The finite element method (FEM) is used in a variety of numerical simulations to solve partial differential equations (PDEs) in solving a large linear system of equations at one of the computational phases. The cost of solving a large linear system with a linear solver often overwhelms with other computational phases in FEM analysis. For this reason, graphics processing units (GPUs) are widely adopted in iterative linear solvers such as generalized minimum residual (GMRES) to speed up the analysis. Nevertheless, there are two major drawbacks in iterative linear solvers in GPU. First, the system matrix does not fit in GPU memory as the scale of simulation increases. In such cases, we may face a abnormal slowdown of the GPU due to data transfer between the main memory and GPU memory. Second, the sparse matrix-vector product (SpMV) in the solvers is a hotspot because SpMV requires a lot of indirect memory access for non-zero elements of the sparse matrix. To solve these problems, a compression method for the sparse matrix storage format is needed as a reduction method for both required memory space and memory access. In this paper, we propose an improved compression method for conventional sparse matrix storage formats such as compressed sparse row (CSR) and ELLPACK (ELL). Assuming that part of the column indexes in those formats is consecutive and such part can be described with its minimum and maximum values. Such consecutive indexes will be compressed into two integers.
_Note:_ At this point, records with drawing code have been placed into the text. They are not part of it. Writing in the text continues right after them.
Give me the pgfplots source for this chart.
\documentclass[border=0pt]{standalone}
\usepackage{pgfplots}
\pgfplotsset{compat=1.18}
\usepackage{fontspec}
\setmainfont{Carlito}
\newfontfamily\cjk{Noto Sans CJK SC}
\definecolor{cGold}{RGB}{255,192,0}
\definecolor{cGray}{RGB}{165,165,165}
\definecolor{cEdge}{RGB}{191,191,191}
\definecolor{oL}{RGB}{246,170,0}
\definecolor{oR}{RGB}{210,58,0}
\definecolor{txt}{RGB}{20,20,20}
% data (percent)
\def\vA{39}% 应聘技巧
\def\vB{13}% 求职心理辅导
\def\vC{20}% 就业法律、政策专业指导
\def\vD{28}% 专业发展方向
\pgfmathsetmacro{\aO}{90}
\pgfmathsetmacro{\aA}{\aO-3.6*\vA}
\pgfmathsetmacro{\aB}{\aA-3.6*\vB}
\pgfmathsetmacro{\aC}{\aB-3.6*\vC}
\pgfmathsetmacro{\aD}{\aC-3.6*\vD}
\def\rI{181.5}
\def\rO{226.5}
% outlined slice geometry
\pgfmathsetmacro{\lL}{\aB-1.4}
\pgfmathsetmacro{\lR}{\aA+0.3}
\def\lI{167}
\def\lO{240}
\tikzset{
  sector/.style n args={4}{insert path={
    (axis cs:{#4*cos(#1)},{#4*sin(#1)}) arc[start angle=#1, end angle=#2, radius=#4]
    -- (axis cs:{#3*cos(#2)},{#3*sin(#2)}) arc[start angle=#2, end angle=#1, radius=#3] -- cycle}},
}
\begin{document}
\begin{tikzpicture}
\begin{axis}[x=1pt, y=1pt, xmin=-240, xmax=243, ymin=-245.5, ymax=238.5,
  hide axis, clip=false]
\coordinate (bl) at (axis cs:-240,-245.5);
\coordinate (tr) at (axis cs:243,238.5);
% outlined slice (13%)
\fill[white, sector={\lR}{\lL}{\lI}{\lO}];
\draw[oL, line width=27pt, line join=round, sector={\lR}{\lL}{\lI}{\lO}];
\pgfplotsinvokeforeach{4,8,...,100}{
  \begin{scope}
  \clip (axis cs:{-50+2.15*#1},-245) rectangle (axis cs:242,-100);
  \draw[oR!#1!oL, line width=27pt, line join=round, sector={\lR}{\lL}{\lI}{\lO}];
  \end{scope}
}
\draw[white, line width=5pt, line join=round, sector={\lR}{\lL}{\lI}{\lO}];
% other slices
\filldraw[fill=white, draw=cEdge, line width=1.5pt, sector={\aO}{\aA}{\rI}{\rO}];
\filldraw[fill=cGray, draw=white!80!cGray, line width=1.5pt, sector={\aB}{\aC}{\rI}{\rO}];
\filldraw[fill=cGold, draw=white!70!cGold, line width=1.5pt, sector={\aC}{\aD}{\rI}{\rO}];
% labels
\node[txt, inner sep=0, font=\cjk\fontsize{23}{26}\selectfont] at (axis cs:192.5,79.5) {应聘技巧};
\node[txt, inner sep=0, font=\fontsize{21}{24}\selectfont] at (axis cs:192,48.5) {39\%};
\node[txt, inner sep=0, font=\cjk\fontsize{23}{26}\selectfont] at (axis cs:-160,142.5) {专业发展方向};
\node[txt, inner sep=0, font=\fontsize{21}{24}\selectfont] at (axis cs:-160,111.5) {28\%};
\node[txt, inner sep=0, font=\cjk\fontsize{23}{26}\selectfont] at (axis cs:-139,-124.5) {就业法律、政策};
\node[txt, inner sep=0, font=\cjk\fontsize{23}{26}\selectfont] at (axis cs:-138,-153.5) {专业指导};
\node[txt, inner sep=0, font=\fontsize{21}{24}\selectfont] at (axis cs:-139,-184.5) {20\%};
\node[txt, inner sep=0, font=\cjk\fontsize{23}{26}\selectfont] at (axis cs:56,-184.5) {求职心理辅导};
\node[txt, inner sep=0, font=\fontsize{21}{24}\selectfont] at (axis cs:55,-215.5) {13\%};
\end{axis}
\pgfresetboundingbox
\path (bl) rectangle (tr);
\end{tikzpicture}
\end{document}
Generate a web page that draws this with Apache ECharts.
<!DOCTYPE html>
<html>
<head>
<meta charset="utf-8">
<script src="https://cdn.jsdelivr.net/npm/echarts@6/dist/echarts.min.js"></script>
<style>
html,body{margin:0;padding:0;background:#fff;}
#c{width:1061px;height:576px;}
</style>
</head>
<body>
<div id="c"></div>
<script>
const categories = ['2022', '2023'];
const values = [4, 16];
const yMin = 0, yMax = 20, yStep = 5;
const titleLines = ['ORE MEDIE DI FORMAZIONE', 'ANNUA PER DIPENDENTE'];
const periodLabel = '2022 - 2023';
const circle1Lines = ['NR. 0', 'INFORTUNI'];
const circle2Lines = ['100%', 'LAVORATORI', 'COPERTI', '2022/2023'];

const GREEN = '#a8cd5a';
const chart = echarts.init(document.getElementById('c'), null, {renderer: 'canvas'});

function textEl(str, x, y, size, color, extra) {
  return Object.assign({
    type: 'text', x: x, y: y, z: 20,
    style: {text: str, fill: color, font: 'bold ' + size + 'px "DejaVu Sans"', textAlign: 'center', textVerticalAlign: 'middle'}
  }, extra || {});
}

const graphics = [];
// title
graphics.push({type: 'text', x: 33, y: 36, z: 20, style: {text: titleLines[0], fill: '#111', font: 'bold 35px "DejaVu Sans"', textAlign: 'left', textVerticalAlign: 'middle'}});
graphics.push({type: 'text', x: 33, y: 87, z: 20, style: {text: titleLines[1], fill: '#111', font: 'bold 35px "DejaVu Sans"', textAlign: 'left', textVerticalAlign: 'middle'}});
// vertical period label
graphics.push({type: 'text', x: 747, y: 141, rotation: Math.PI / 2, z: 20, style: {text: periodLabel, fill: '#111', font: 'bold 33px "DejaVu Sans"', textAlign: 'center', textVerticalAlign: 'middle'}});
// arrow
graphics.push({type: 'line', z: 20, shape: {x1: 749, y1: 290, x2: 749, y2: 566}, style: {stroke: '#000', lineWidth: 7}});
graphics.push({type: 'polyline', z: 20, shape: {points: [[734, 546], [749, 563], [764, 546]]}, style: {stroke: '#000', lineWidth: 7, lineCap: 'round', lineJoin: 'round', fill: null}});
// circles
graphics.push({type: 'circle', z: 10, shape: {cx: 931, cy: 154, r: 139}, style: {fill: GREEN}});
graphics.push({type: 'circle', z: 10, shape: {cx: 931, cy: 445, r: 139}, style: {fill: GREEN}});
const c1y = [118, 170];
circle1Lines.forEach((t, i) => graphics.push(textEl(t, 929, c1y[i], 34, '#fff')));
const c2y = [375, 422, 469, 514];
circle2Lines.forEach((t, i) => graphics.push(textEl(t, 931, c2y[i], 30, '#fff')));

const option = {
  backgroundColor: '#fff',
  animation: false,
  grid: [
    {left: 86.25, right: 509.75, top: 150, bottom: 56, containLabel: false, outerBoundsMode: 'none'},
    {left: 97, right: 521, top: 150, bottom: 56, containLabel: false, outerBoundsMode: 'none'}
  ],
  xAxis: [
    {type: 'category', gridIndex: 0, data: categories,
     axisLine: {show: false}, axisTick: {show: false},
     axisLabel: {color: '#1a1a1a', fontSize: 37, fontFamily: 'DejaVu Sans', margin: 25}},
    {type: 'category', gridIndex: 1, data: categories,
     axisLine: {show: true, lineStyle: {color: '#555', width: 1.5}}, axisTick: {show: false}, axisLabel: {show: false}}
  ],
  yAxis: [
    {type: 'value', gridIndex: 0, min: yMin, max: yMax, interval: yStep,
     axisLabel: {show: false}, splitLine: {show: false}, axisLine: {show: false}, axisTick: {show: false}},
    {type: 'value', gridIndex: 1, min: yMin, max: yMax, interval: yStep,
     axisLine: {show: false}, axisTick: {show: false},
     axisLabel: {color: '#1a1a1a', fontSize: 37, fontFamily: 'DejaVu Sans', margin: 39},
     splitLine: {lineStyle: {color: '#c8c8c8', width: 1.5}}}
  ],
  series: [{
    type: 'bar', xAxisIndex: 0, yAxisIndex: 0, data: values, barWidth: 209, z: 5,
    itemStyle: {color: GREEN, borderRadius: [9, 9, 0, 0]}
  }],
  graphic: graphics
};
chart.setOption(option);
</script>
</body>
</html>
Using this idea, the partial sum of the product for that part can be calculated without having to load those consecutive indexes from memory. Thereby, this compression method reduces the memory usage and memory access. In our experiments, our compression method could also reduce the memory usage 8 out of 10 matrices in CSR and ELL. In particular, the memory reduction ratio of the pwtk matrix is up to 26.6% in CSR. Furthermore, our compression method reduced the execution time of SpMV compared with CSR on various matrix.